We don't know how much Pater Martin Schmid knew about the world when he boarded the ship to South America in 1728. The probability of dying from a foreign disease, however, is high during the crossing or afterwards in Bolivia. His letters during the journey are composed with that in mind: he writes as if it were his last word.


We have more information at our fingertips today than ever before. However, we don't all have the same level of knowledge. Depending on where we get our information, we understand the world from a certain perspective. Because of the decline of local news and the rise of globalized digital media, we sometimes know more about world events than about day-to-day local politics.

A lot of knowledge exchange takes place on the Internet and on social media, where we are all exposed to algorithms, interest bubbles and “fake news”. Our knowledge – and thus the basis for our decisions – still depends on our circumstances, our environment, and the media landscape.


How is your knowledge formed?


Pater Martin Schmid's story is still told today because his descendants have carefully preserved his letters from Bolivia. Additionally, various authors write books about him. Each of them paints a different picture of him.

After Schmid's death, fellow missionary José Manuel Peramás writes his first biography. He is described as a Jesus-like figure, never showing any temper. At the beginning of the 20th century, Jesuit Joseph Spillmann from Zug writes an adventure novel about Schmid. In the 1940s and 1950s, Jesuit Felix Plattner glorifies Schmid as “God’s mercenary” and “genius in the jungle.” Well into the 21st century, Schmid is treated as a gifted architect and musician. Schmid becomes a canvas for the projection of various ideals that are continually reinterpreted over the centuries.



Letter number 21: Pater Martin Schmid to his brother Franz Silvan Schmid, Chiquitos, September 28, 1761.

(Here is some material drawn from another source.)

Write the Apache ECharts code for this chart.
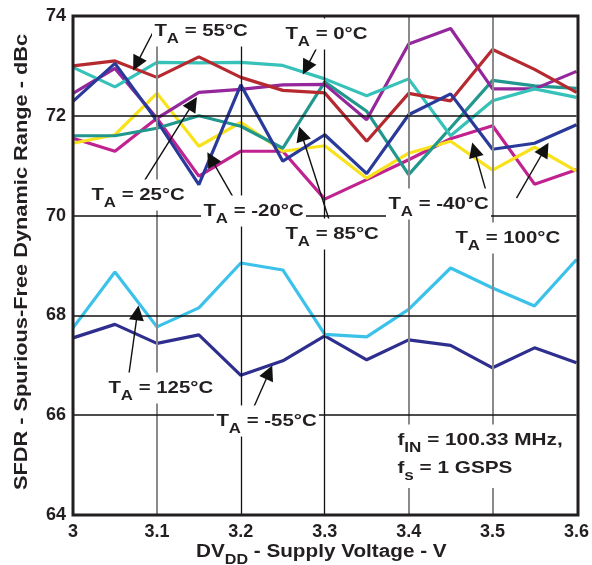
<!DOCTYPE html>
<html><head><meta charset="utf-8">
<script src="https://cdn.jsdelivr.net/npm/echarts@6/dist/echarts.min.js"></script>
<style>html,body{margin:0;padding:0;background:#fff}#c{width:592px;height:565px}</style>
</head><body><div id="c"></div>
<script>
// ---- data ----
const voltages = [3.0, 3.05, 3.1, 3.15, 3.2, 3.25, 3.3, 3.35, 3.4, 3.45, 3.5, 3.55, 3.6];
const sfdr55 = [73.0, 73.1, 72.77, 73.18, 72.77, 72.51, 72.46, 71.49, 72.45, 72.3, 73.33, 72.93, 72.47];
const sfdr0 = [72.97, 72.58, 73.07, 73.06, 73.07, 73.01, 72.74, 72.4, 72.74, 71.6, 72.3, 72.54, 72.37];
const sfdr25 = [72.45, 72.95, 71.95, 72.47, 72.53, 72.62, 72.63, 71.92, 73.44, 73.75, 72.54, 72.54, 72.89];
const sfdrM40 = [71.55, 71.29, 71.95, 70.79, 71.29, 71.29, 70.33, 70.72, 71.12, 71.54, 71.8, 70.63, 70.92];
const sfdr100 = [72.29, 73.05, 71.9, 70.62, 72.62, 71.09, 71.62, 70.84, 72.02, 72.44, 71.33, 71.45, 71.82];
const sfdrM20 = [71.45, 71.62, 72.45, 71.39, 71.87, 71.29, 71.4, 70.75, 71.25, 71.49, 70.91, 71.37, 70.89];
const sfdr85 = [71.6, 71.6, 71.75, 72.0, 71.79, 71.35, 72.68, 72.09, 70.82, 71.76, 72.71, 72.6, 72.55];
const sfdr125 = [67.75, 68.87, 67.77, 68.15, 69.05, 68.91, 67.62, 67.57, 68.12, 68.95, 68.55, 68.19, 69.12];
const sfdrM55 = [67.55, 67.82, 67.44, 67.61, 66.8, 67.09, 67.59, 67.11, 67.51, 67.4, 66.95, 67.35, 67.05];
const xGridValues = [3.1, 3.2, 3.3, 3.4, 3.5];
const yGridValues = [66, 68, 70, 72];

// ---- annotations (arrows in data coordinates) ----
const annotations = [
  {sub: 'A', rest: ' = 55°C', x: 152, y: 31, tail: [3.0998, 73.82], head: [3.0758, 73.04]},
  {sub: 'A', rest: ' = 0°C', x: 283, y: 34, tail: [3.2933, 73.45], head: [3.2780, 72.96]},
  {sub: 'A', rest: ' = 25°C', x: 89, y: 195, tail: [3.0796, 70.55], head: [3.1430, 72.25]},
  {sub: 'A', rest: ' = -20°C', x: 201, y: 211, tail: [3.1904, 70.38], head: [3.1645, 71.14]},
  {sub: 'A', rest: ' = 85°C', x: 283, y: 234, tail: [3.3072, 69.81], head: [3.2722, 71.64]},
  {sub: 'A', rest: ' = -40°C', x: 386, y: 204, tail: [3.4929, 70.45], head: [3.4782, 71.32]},
  {sub: 'A', rest: ' = 100°C', x: 453, y: 238, tail: [3.5285, 70.35], head: [3.5622, 71.33]},
  {sub: 'A', rest: ' = 125°C', x: 106, y: 388, tail: [3.0657, 66.71], head: [3.0768, 68.05]},
  {sub: 'A', rest: ' = -55°C', x: 214, y: 421, tail: [3.2122, 66.04], head: [3.2338, 66.86]}
];

const FONT = '"Liberation Sans", Arial, sans-serif';
const INK = '#231f20';
const pairs = arr => voltages.map((v, i) => [v, arr[i]]);

const seriesDefs = [
  {name: 'TA = -55°C', data: sfdrM55, color: '#2e2e8e'},
  {name: 'TA = 125°C', data: sfdr125, color: '#3bc2ea'},
  {name: 'TA = -40°C', data: sfdrM40, color: '#c0228f'},
  {name: 'TA = -20°C', data: sfdrM20, color: '#f8e21c'},
  {name: 'TA = 85°C', data: sfdr85, color: '#21978e'},
  {name: 'TA = 25°C', data: sfdr25, color: '#93279b'},
  {name: 'TA = 0°C', data: sfdr0, color: '#36c1b9'},
  {name: 'TA = 55°C', data: sfdr55, color: '#b5292f'},
  {name: 'TA = 100°C', data: sfdr100, color: '#2a3a9a'}
];

const richBase = {
  t: {fontSize: 17, fontWeight: 'bold', fontFamily: FONT, fill: INK},
  s: {fontSize: 14, fontWeight: 'bold', fontFamily: FONT, fill: INK, padding: [17, 0, 0, 0]}
};

function labelText(x, y, main, sub, rest, sx) {
  return {
    type: 'text', x: x, y: y, z: 100, scaleX: sx || 1.2,
    style: {
      text: '{t|' + main + '}{s|' + sub + '}{t|' + rest + '}',
      rich: richBase, align: 'left', verticalAlign: 'middle',
      backgroundColor: '#fff', padding: [0, 2, 0, 2]
    }
  };
}

const graphics = annotations.map(a => labelText(a.x, a.y, 'T', a.sub, a.rest));
graphics.push({type: 'rect', z: 90, shape: {x: 392, y: 428, width: 180, height: 60}, style: {fill: '#fff'}});
graphics.push(labelText(395, 440, 'f', 'IN', ' = 100.33 MHz,', 1.22));
graphics.push(labelText(395, 468, 'f', 's', ' = 1 GSPS', 1.22));
graphics.push({type: 'text', x: 22, y: 262, rotation: Math.PI / 2, z: 100, scaleX: 1.21,
  style: {text: 'SFDR - Spurious-Free Dynamic Range - dBc', font: 'bold 18px ' + FONT, fill: INK,
    align: 'center', verticalAlign: 'middle'}});
graphics.push({type: 'text', x: 196, y: 552, z: 100, scaleX: 1.15,
  style: {text: '{t|DV}{s|DD}{t| - Supply Voltage - V}', align: 'left', verticalAlign: 'middle',
    rich: {t: {fontSize: 18, fontWeight: 'bold', fontFamily: FONT, fill: INK},
           s: {fontSize: 14, fontWeight: 'bold', fontFamily: FONT, fill: INK, padding: [17, 0, 0, 0]}}}});
// plot frame on top
graphics.push({type: 'rect', z: 200, shape: {x: 73, y: 16, width: 505, height: 499},
  style: {fill: 'none', stroke: INK, lineWidth: 3}});

const series = seriesDefs.map(d => ({
  type: 'line', name: d.name, data: pairs(d.data), symbol: 'none', z: 3,
  lineStyle: {color: d.color, width: 3.2}, itemStyle: {color: d.color}, animation: false
}));

// grid lines
series.unshift({
  type: 'line', data: [], z: 1, silent: true, animation: false,
  markLine: {
    silent: true, symbol: ['none', 'none'], label: {show: false}, animation: false,
    data: xGridValues.map((v, i) => ({xAxis: v, lineStyle: {color: (i === 1 || i === 2) ? '#111' : '#8a8a8a', width: (i === 1 || i === 2) ? 1.3 : 2, type: 'solid'}}))
      .concat(yGridValues.map(v => ({yAxis: v, lineStyle: {color: '#111', width: 1.5, type: 'solid'}})))
  }
});

// arrows
series.push({
  type: 'line', data: [], z: 20, silent: true, animation: false,
  markLine: {
    silent: true, symbol: ['none', 'triangle'], symbolSize: 15, label: {show: false}, animation: false,
    lineStyle: {color: '#111', width: 1.4, type: 'solid'},
    itemStyle: {color: '#111'},
    data: annotations.map(a => [{coord: a.tail}, {coord: a.head}])
  }
});

const chart = echarts.init(document.getElementById('c'), null, {renderer: 'canvas'});
chart.setOption({
  animation: false,
  backgroundColor: '#fff',
  grid: {left: 73, top: 16, right: 14, bottom: 50, show: false},
  xAxis: {
    type: 'value', min: 3, max: 3.6, interval: 0.1,
    axisLine: {show: false}, axisTick: {show: false}, splitLine: {show: false},
    axisLabel: {fontSize: 18, fontWeight: 'bold', fontFamily: FONT, color: INK, margin: 8,
      formatter: v => String(+v.toFixed(1))}
  },
  yAxis: {
    type: 'value', min: 64, max: 74, interval: 2,
    axisLine: {show: false}, axisTick: {show: false}, splitLine: {show: false},
    axisLabel: {fontSize: 18, fontWeight: 'bold', fontFamily: FONT, color: INK, margin: 7}
  },
  series: series,
  graphic: graphics
});
</script></body></html>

Received letters. Mother’s death. Church building in San Rafael. Calling to San Xavier and Concepcion. Settlement of wild Indians in San Juan and missionary work. Life of the forest Indians. Altar buildings in Concepcion, San Miguel and San Ignacio. Answer to questions from nephew Franz Christoph in 1752: cattle, eating habits, brandy and potatoes, corn. Prayers. Greetings. Newspaper reports about war in Europe, Paraguay,

Expulsion of Jesuits in Portugal. Addendum (in the envelope).



Letter number 22: Pater Martin Schmid to his brother Fr. Franz Schmid OFM Cap, Chiquitos, October 5, 1767.


Expulsion of the Jesuits from the Spanish colonies. Old and sick missionaries are allowed to stay, including Father Martin. Surrender to God's will. Ask for prayer. Letter bearers Fr. Julian Knogler and Br. Andreas Roth. (Envelope and address have not been preserved.)